В Уджане посольство пробыло целую неделю и только пятого июня двинулось вперед. Но и дальнейший путь часто прерывался более или менее длинными остановками, так что только через месяц посольство прибыло наконец в урочище Саман-архи, лежащее верстах в десяти от Султаниэ, куда ожидали вскоре прибытия шаха. Ермолова встретил Мирза-Абдул-Вахаб, министр, пользовавшийся особенной доверенностью шаха. Он прислан был узнать, в чем именно будут состоять предложения посла. Но на все его домогательства Ермолов отвечал, что ни в какие официальные переговоры до личного свидания с шахом он вдаваться не может. Тем не менее между ними было несколько совещаний, сопровождавшихся горячими спорами. Абдул-Вахаб утверждал, что шах не перестанет рассчитывать на уступку ему земель, отторгнутых Россией, в особенности Карабага, и что за отказом может последовать война. Ермолов отвечал, что из земель он не уступит ни единой пяди, “если же,– прибавил он,– замечу я малейшую холодность в приеме шаха, то, охраняя достоинство моей родины, сам объявлю войну и потребую границ уже по Араксу, назначив день, когда русские войска возьмут Тавриз”.

Так прошло время до девятнадцатого июля – дня прибытия Фет-Али-шаха в Султаниэ. Ермолов и некоторые из его чиновников отправились посмотреть любопытное зрелище въезда шаха. Шествие показалось часов в девять утра. Впереди вели слона, на котором был утвержден великолепный балдахин; за ним следовали по порядку: пятьсот верблюдов с пушками и знаменами, азиатская музыка на верблюдах же и куртинский конвой, за которым вели шестнадцать богато убранных лошадей; затем шли скороходы и, наконец, на серой лошади, у которой ноги, живот, грива и хвост были выкрашены в оранжевый цвет, ехал сам Фет-Али-шах, с огромной бородой, спускавшейся ниже пояса.
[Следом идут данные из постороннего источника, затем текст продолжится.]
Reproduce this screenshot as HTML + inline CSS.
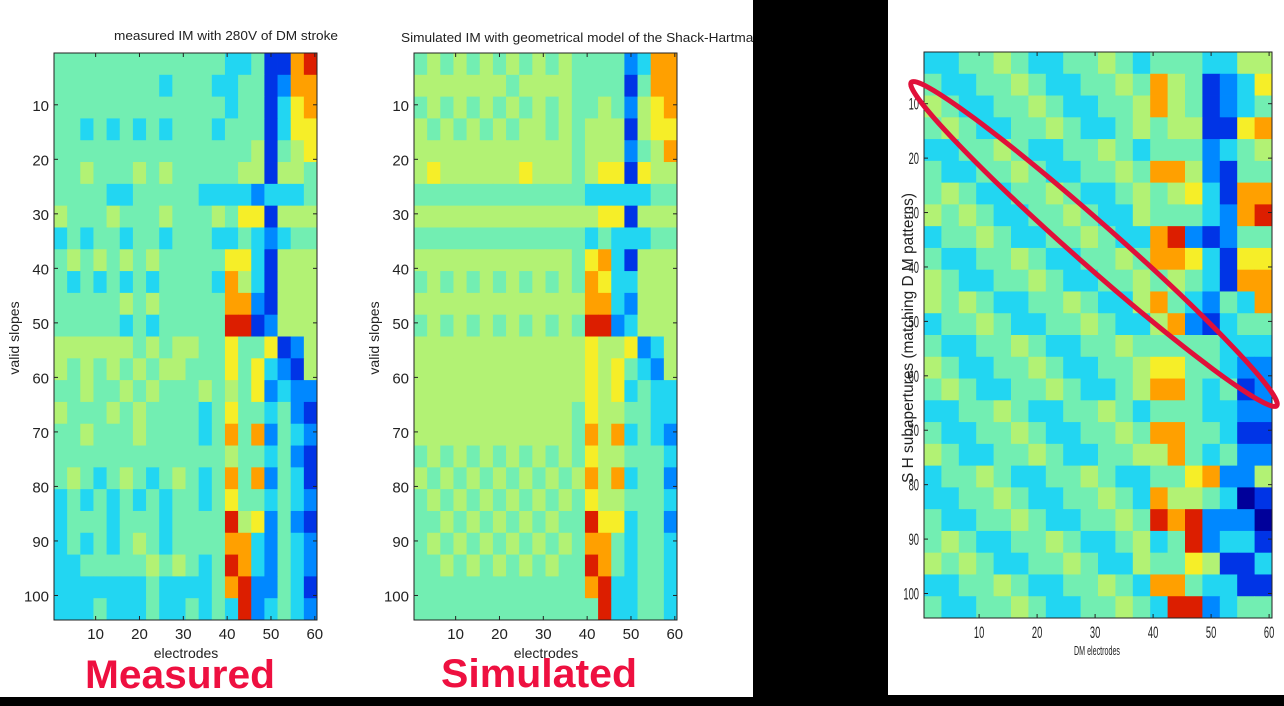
<!DOCTYPE html>
<html><head><meta charset="utf-8"><style>
html,body{margin:0;padding:0;background:#000;}
svg{display:block;font-family:"Liberation Sans",sans-serif;}
</style></head><body>
<svg id="fig" width="1284" height="706" viewBox="0 0 1284 706" xmlns="http://www.w3.org/2000/svg">
<rect x="0" y="0" width="1284" height="706" fill="#000"/>
<rect x="0" y="0" width="753" height="697" fill="#fff"/>
<rect x="888" y="0" width="396" height="695" fill="#fff"/>
<g id="p1"></g>
<g id="p2"></g>
<g id="p3"></g>
<text x="226" y="40" font-size="13" fill="#222" text-anchor="middle" textLength="224" lengthAdjust="spacingAndGlyphs">measured IM with 280V of DM stroke</text>
<text x="401" y="42" font-size="13" fill="#222" textLength="360" lengthAdjust="spacingAndGlyphs">Simulated IM with geometrical model of the Shack-Hartman</text>
<rect x="753" y="0" width="135" height="697" fill="#000"/>
<text transform="translate(19,338) rotate(-90)" font-size="14" fill="#222" text-anchor="middle">valid slopes</text>
<text transform="translate(379,338) rotate(-90)" font-size="14" fill="#222" text-anchor="middle">valid slopes</text>
<text x="186" y="658" font-size="14" fill="#222" text-anchor="middle">electrodes</text>
<text x="546" y="658" font-size="14" fill="#222" text-anchor="middle">electrodes</text>
<text x="180" y="688" font-size="40" font-weight="bold" fill="#ee1040" text-anchor="middle" textLength="190" lengthAdjust="spacingAndGlyphs">Measured</text>
<text x="539" y="687" font-size="40" font-weight="bold" fill="#ee1040" text-anchor="middle" textLength="196" lengthAdjust="spacingAndGlyphs">Simulated</text>
<text transform="translate(913,338) rotate(-90)" font-size="16" fill="#222" text-anchor="middle" textLength="290" lengthAdjust="spacingAndGlyphs">S H  subapertures  (matching  D M  patterns)</text>
<text x="1097" y="655" font-size="13" fill="#222" text-anchor="middle" textLength="46" lengthAdjust="spacingAndGlyphs">DM electrodes</text>
<ellipse cx="1094" cy="244" rx="244" ry="21" transform="rotate(41.5 1094 244)" fill="none" stroke="#e0103a" stroke-width="5"/>
</svg>
<script>
const xTicks = [10,20,30,40,50,60];
const yTicks = [10,20,30,40,50,60,70,80,90,100];
const nCols = 60, nRows = 104;
const measuredGrid = [
"44444444444443341178","44444444344433441277","44444444444443441367","44343434344434441366","44444444444444451456","44544454544444551554",
"44443344444333323334","54445444544454661555","34344344344433432344","45454545444446631555","43434343444437531555","44444545444447721555",
"44444343444448812555","55555545455446446125","54545454554446463215","44544545444545462322","54445454444346443421","44544454444347472432",
"44444444444445443421","45434543454347472431","34343434344346443432","34443444344448562421","34343454344447732432","33444445454348732432",
"33333334333347822431","33343334334343823432"];
const simulatedGrid = [
"45454545454544442377","55555554555544441477","45454545454544542567","54545454554545551566","55555555555545552457","56555555655545661655",
"44444444444443333344","55555555555555661555","44444444444443433344","55555555555546731555","45454545454547633555","55555555555557732555",
"45454545454548823555","55555555555556556235","55555555555556564325","55555555555556563433","55555555555546554433","55555555555547573432",
"45454545454546554443","54545454545457573442","45454545454546554443","44545454545448663442","45454545454547743443","44545454545448743443",
"44444444444447833443","44444444444444833443"];
const shGrid = [
"33445433445434443355","43344543344547541236","54334454334457541234","45433445433454551167","33445433445434442345","43344543344547752144",
"45433445433454563177","54543344543354443278","34454334454337821244","43344543344547763166","54334454334454543177","54543344543357432437",
"34454334454335721344","43344543344544444333","54334454334456644322","45433445433457743412","33445433445434443322","43344543344547744311",
"54334454334455743422","34454334454334467225","33445433445437554301","43344543344548782220","45433445433453482331","54543344543354465113",
"33445433445437743311","43344543344543882344"];
const palette = ["#00009a","#0034e6","#0088ff","#22d6f2","#72eeb2","#b2f274","#f6ee28","#ffa000","#dc1e00"];
const SVGNS = "http://www.w3.org/2000/svg";
function mk(tag, attrs, parent){const e=document.createElementNS(SVGNS,tag);for(const k in attrs)e.setAttribute(k,attrs[k]);parent.appendChild(e);return e;}
function drawPanel(gid, grid, x0, y0, w, h, style){
  const g = document.getElementById(gid);
  const cw = w / nCols, rh = h / nRows;
  const xs = c => x0 + (c - 0.5) * cw;
  const ys = r => y0 + (r - 0.5) * rh;
  grid.forEach((row, k) => {
    for (let j = 0; j < row.length; j++) {
      const c1 = j*3+1, r1 = k*4+1;
      const rc = mk('rect', {x:(xs(c1)-cw/2).toFixed(2), y:(ys(r1)-rh/2).toFixed(2), width:(3*cw+0.4).toFixed(2), height:(4*rh+0.4).toFixed(2), fill:palette[+row[j]]}, g);
      
      
    }
  });
  const fr = mk('rect', {x:x0, y:y0, width:w, height:h, fill:'none', stroke:'#222', 'stroke-width':1}, g);
  
  
  xTicks.forEach(t => {
    const x = xs(t);
    mk('line', {x1:x, x2:x, y1:y0+h, y2:y0+h-4, stroke:'#222'}, g);
    mk('line', {x1:x, x2:x, y1:y0, y2:y0+4, stroke:'#222'}, g);
    const tx = mk('text', {x:x, y:y0+h+(style.cond?20:19), 'font-size':style.fs, fill:'#222', 'text-anchor':'middle'}, g);
    if (style.cond) tx.setAttribute('transform', `translate(${x},0) scale(0.55,1) translate(${-x},0)`);
    tx.textContent = t;
    
    
  });
  yTicks.forEach(t => {
    const y = ys(t);
    mk('line', {x1:x0, x2:x0+4, y1:y, y2:y, stroke:'#222'}, g);
    mk('line', {x1:x0+w, x2:x0+w-4, y1:y, y2:y, stroke:'#222'}, g);
    const tx = mk('text', {x:x0-5, y:y+6, 'font-size':style.fs, fill:'#222', 'text-anchor':'end'}, g);
    if (style.cond) tx.setAttribute('transform', `translate(${x0-5},0) scale(0.55,1) translate(${-(x0-5)},0)`);
    tx.textContent = t;
    
    
  });
}
drawPanel('p1', measuredGrid, 54, 53, 263, 567, {fs:15});
drawPanel('p2', simulatedGrid, 414, 53, 263, 567, {fs:15});
drawPanel('p3', shGrid, 924, 52, 348, 566, {fs:17, cond:true});
</script>
</body></html>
Перед самым въездом в Султаниэ был заколот верблюд, и голова его брошена под ноги шаха; это был обряд жертвоприношения. Толпы народа, собравшегося на зрелище, хранили глубокое молчание и, скрестив руки на груди, с невыразимой покорностью взирали на своего повелителя.
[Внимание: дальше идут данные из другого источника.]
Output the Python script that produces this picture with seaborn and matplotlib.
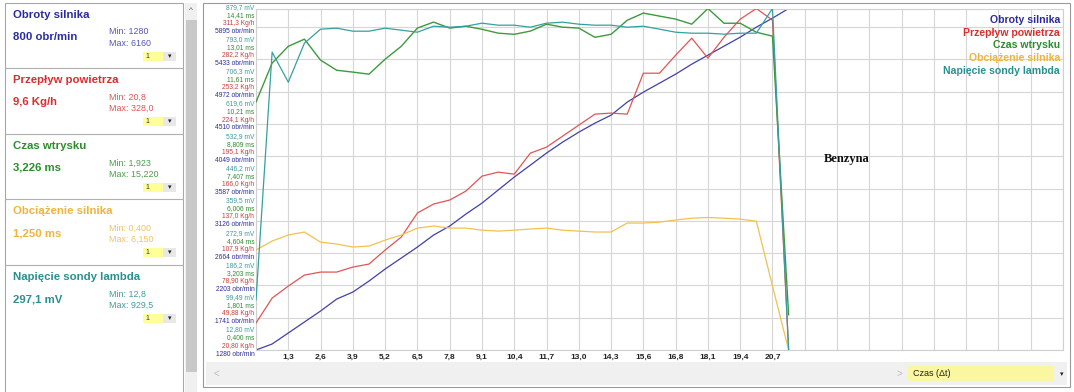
import numpy as np
import pandas as pd
import matplotlib
matplotlib.use('Agg')
import matplotlib.pyplot as plt
import matplotlib.patches as mpatches
import matplotlib.transforms as mtransforms
import seaborn as sns

# --- data (one sample every ~0,65 s) ---
rpm = [1280, 1366, 1523, 1680, 1837, 2008, 2108, 2265, 2437, 2594, 2751, 2922,
       3051, 3222, 3379, 3565, 3751, 3922, 4094, 4251, 4393, 4522, 4636, 4822,
       4965, 5093, 5222, 5365, 5493, 5622, 5750, 5893, 6022, 6160]
air_flow = [45.1, 67.5, 78.3, 88.2, 90.9, 90.9, 95.4, 98.1, 110.7, 122.4, 144.0, 152.1,
            155.7, 163.7, 177.2, 180.8, 179.0, 197.9, 203.3, 213.2, 223.1, 233.0, 233.9, 233.0,
            269.8, 269.8, 286.0, 301.3, 283.3, 302.2, 318.4, 328.0, 317.5, 20.8]
injection = [11.16, 12.85, 13.58, 13.89, 12.98, 12.54, 12.46, 12.37, 13.02, 13.58, 14.37, 14.63,
             14.37, 14.45, 14.32, 14.15, 14.10, 14.24, 14.54, 14.41, 14.37, 13.97, 14.10, 14.71,
             15.02, 14.89, 14.76, 14.54, 15.22, 14.58, 14.58, 14.19, 14.02, 1.923]
load = [4.74, 5.13, 5.39, 5.52, 5.08, 5.00, 4.87, 4.91, 5.17, 5.39, 5.69, 5.78,
        5.69, 5.69, 5.60, 5.56, 5.60, 5.65, 5.69, 5.60, 5.56, 5.52, 5.52, 5.91,
        5.91, 5.95, 6.04, 6.12, 6.15, 6.12, 6.08, 5.99, 3.18, 0.400]
lambda_mv = [146.9, 812.3, 731.8, 836.4, 874.0, 876.7, 868.6, 868.6, 876.7, 871.3, 865.9, 882.0,
             879.3, 882.0, 890.1, 884.7, 884.7, 879.3, 890.1, 892.8, 887.4, 884.7, 884.7, 879.3,
             882.0, 874.0, 865.9, 863.2, 863.2, 860.6, 863.2, 863.2, 929.5, 12.8]

x_labels = ['1,3', '2,6', '3,9', '5,2', '6,5', '7,8', '9,1', '10,4', '11,7', '13,0',
            '14,3', '15,6', '16,8', '18,1', '19,4', '20,7']

rpm_ticks = [1280, 1741, 2203, 2664, 3126, 3587, 4049, 4510, 4972, 5433, 5895]
flow_ticks = [20.80, 49.88, 78.90, 107.9, 137.0, 166.0, 195.1, 224.1, 253.2, 282.2, 311.3]
ms_ticks = [0.400, 1.801, 3.203, 4.604, 6.006, 7.407, 8.809, 10.21, 11.61, 13.01, 14.41]
mv_ticks = [12.80, 99.49, 186.2, 272.9, 359.5, 446.2, 532.9, 619.6, 706.3, 793.0, 879.7]

sensor_names = ['Obroty silnika', 'Przepływ powietrza', 'Czas wtrysku',
                'Obciążenie silnika', 'Napięcie sondy lambda']
current_values = ['800 obr/min', '9,6 Kg/h', '3,226 ms', '1,250 ms', '297,1 mV']
min_labels = ['1280', '20,8', '1,923', '0,400', '12,8']
max_labels = ['6160', '328,0', '15,220', '6,150', '929,5']

title_colors = ['#2b2ba0', '#dd2c2c', '#2e8b2e', '#f0b43c', '#2b8f8f']
minmax_colors = ['#5555bb', '#e05555', '#4a9d4a', '#f2c266', '#3d9d9d']
line_colors = ['#4040aa', '#e05555', '#3d9a3d', '#f3c14f', '#35a0a0']

sns.set_style('white')
plt.rcParams['font.family'] = ['Liberation Sans', 'DejaVu Sans']

W, H = 1074, 392
fig = plt.figure(figsize=(W / 100, H / 100), dpi=100)


def fx(x):
    return x / W


def fy(y):
    return 1 - y / H


def box(x0, y0, x1, y1, **kw):
    r = mpatches.Rectangle((fx(x0), fy(y1)), fx(x1) - fx(x0), fy(y0) - fy(y1),
                           transform=fig.transFigure, zorder=-5, **kw)
    fig.add_artist(r)


# --- left panel with sensor cards ---
box(5, 3, 183, 396, facecolor='white', edgecolor='#a8a8a8', lw=0.8)
box(185, 3, 197, 392, facecolor='#f0f0f0', edgecolor='none')
box(186, 20, 197, 372, facecolor='#c8c8c8', edgecolor='none')
fig.text(fx(191), fy(10), '^', fontsize=6, color='#555555', ha='center', va='center')

card_tops = [3, 68, 134, 199, 265]
for i, top in enumerate(card_tops):
    if i > 0:
        fig.add_artist(plt.Line2D([fx(5), fx(183)], [fy(top), fy(top)],
                                  transform=fig.transFigure, color='#b0b0b0', lw=0.8))
    fig.text(fx(13), fy(top + 12), sensor_names[i], fontsize=8.2, fontweight='bold',
             color=title_colors[i], va='center')
    fig.text(fx(13), fy(top + 34), current_values[i], fontsize=8.2, fontweight='bold',
             color=title_colors[i], va='center')
    fig.text(fx(109), fy(top + 29), 'Min: ' + min_labels[i], fontsize=6.4,
             color=minmax_colors[i], va='center')
    fig.text(fx(109), fy(top + 40), 'Max: ' + max_labels[i], fontsize=6.4,
             color=minmax_colors[i], va='center')
    box(143, top + 49, 163, top + 58, facecolor='#ffff99', edgecolor='none')
    box(163, top + 49, 176, top + 58, facecolor='#e8e8e8', edgecolor='none')
    fig.text(fx(145), fy(top + 53.5), '1', fontsize=5, color='#333333', va='center')
    fig.text(fx(169.5), fy(top + 53.5), '▾', fontsize=5, color='#222222',
             ha='center', va='center', family='DejaVu Sans')

# --- main chart panel ---
box(203, 3, 1070, 387, facecolor='white', edgecolor='#9a9a9a', lw=0.8)
box(206, 362, 1067, 385, facecolor='#f0f0f0', edgecolor='none')
fig.text(fx(216), fy(374), '<', fontsize=7, color='#bbbbbb', ha='center', va='center')
fig.text(fx(899), fy(374), '>', fontsize=7, color='#bbbbbb', ha='center', va='center')
box(908, 366, 1054, 381, facecolor='#fbf6a0', edgecolor='none')
fig.text(fx(913), fy(373.5), 'Czas (Δt)', fontsize=6.5, color='#222222', va='center')
fig.text(fx(1062), fy(374), '▾', fontsize=5, color='#222222', ha='center', va='center',
         family='DejaVu Sans')

ax = fig.add_axes([fx(256), fy(350), fx(1063) - fx(256), fy(8.5) - fy(350)])
ax.set_facecolor('none')
sample = np.arange(len(rpm))

ax_flow = ax.twinx()
ax_ms = ax.twinx()
ax_mv = ax.twinx()

sns.lineplot(x=sample, y=rpm, ax=ax, color=line_colors[0], lw=0.9, legend=False)
sns.lineplot(x=sample, y=air_flow, ax=ax_flow, color=line_colors[1], lw=0.9, legend=False)
sns.lineplot(x=sample, y=load, ax=ax_ms, color=line_colors[3], lw=0.9, legend=False)
sns.lineplot(x=sample, y=injection, ax=ax_ms, color=line_colors[2], lw=1.0, legend=False)
sns.lineplot(x=sample, y=lambda_mv, ax=ax_mv, color=line_colors[4], lw=0.9, legend=False)

ax.set_xlim(0, 50)
ax.set_xticks(range(0, 51, 2))
ax.set_xticklabels([''] + x_labels + [''] * 9)
ax.tick_params(axis='x', length=0, pad=2.5, labelsize=6, labelcolor='#222222')
for lbl in ax.get_xticklabels():
    lbl.set_fontweight('bold')
ax.grid(True, color='#d6d6d6', lw=0.8)
for sp in ax.spines.values():
    sp.set_color('#d0d0d0')
    sp.set_linewidth(0.8)

axis_setup = [
    (ax, 1280, 6160, rpm_ticks, '{:.0f} obr/min', '#2a2a9a', -3),
    (ax_flow, 20.8, 328.0, flow_ticks, '{} Kg/h', '#cc3b3b', 5),
    (ax_ms, 0.400, 15.220, ms_ticks, '{} ms', '#2e8a2e', 13),
    (ax_mv, 12.8, 929.5, mv_ticks, '{} mV', '#3a9a9a', 21),
]


def four_digits(v):
    if v >= 100:
        s = f'{v:.1f}'
    elif v >= 10:
        s = f'{v:.2f}'
    else:
        s = f'{v:.3f}'
    return s.replace('.', ',')


for a, lo, hi, ticks, fmt, col, dy in axis_setup:
    a.set_ylim(lo, hi)
    a.yaxis.tick_left()
    a.set_yticks(ticks)
    if a is ax:
        labels = [fmt.format(t) for t in ticks]
    else:
        labels = [fmt.format(four_digits(t)) for t in ticks]
    a.set_yticklabels(labels)
    a.tick_params(axis='y', length=0, pad=1.2, labelsize=4.8, labelcolor=col)
    a.set_ylabel('')
    for lbl in a.get_yticklabels():
        lbl.set_transform(lbl.get_transform() +
                          mtransforms.ScaledTranslation(0, dy / 100, fig.dpi_scale_trans))
    if a is not ax:
        for sp in a.spines.values():
            sp.set_visible(False)
        a.grid(False)

# legend (coloured names, top right)
legend_y = [20, 33, 45, 58, 71]
for name, col, yy in zip(sensor_names, title_colors, legend_y):
    fig.text(fx(1060), fy(yy), name, fontsize=7.6, fontweight='bold', color=col,
             ha='right', va='center')

fig.text(fx(824), fy(159), 'Benzyna', fontsize=9, fontweight='bold', color='#111111',
         va='center', family=['Liberation Serif', 'DejaVu Serif'])

fig.savefig('out.png', dpi=100)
Через шесть дней был парадный въезд и русского посольства в Султаниэ, где для него устроен был особенный лагерь. Едва Ермолов подъехал к посольскому шатру, устланному коврами, над ним взвился флаг с Российским гербом, и один их шахских адъютантов явился с приветствием от лица своего повелителя. В тот же день Ермолов сделал визит великому визирю. Хитрый восьмидесятилетний старик, уже сорок лет занимавший эту должность, осыпал русского посла чрезвычайными любезностями. Ермолов в долгу не остался и воспользовался всеми выгодами, какие ему могли представиться. “Из учтивости,– говорит он,– я платил ему тем же, и чтобы не быть совершенно неловким, я стал показывать удивление к его высоким качествам и добродетелям. Старик принял лесть за настоящую правду, и я, снискав доверие к своему простосердечию, свел с ним знакомство. Как мужа опытного и мудрого, просил я его наставления и уверял, что руководимый им, я не могу не сделать полезного. В знак большей к нему привязанности я дал ему название отца и, как покорный сын, обещал ему откровенность во всех поступках и делах. Итак, о чем невыгодно мне было трактовать с ним, как с верховным визирем, я обращался к нему, как к отцу, когда же надобно было возражать ему или даже постращать, то, храня почтение, как сын, я облекался в образ посла. Сей эгидой покрывал я себя, однако же, в одних крайних случаях и всегда выходил торжествующим”.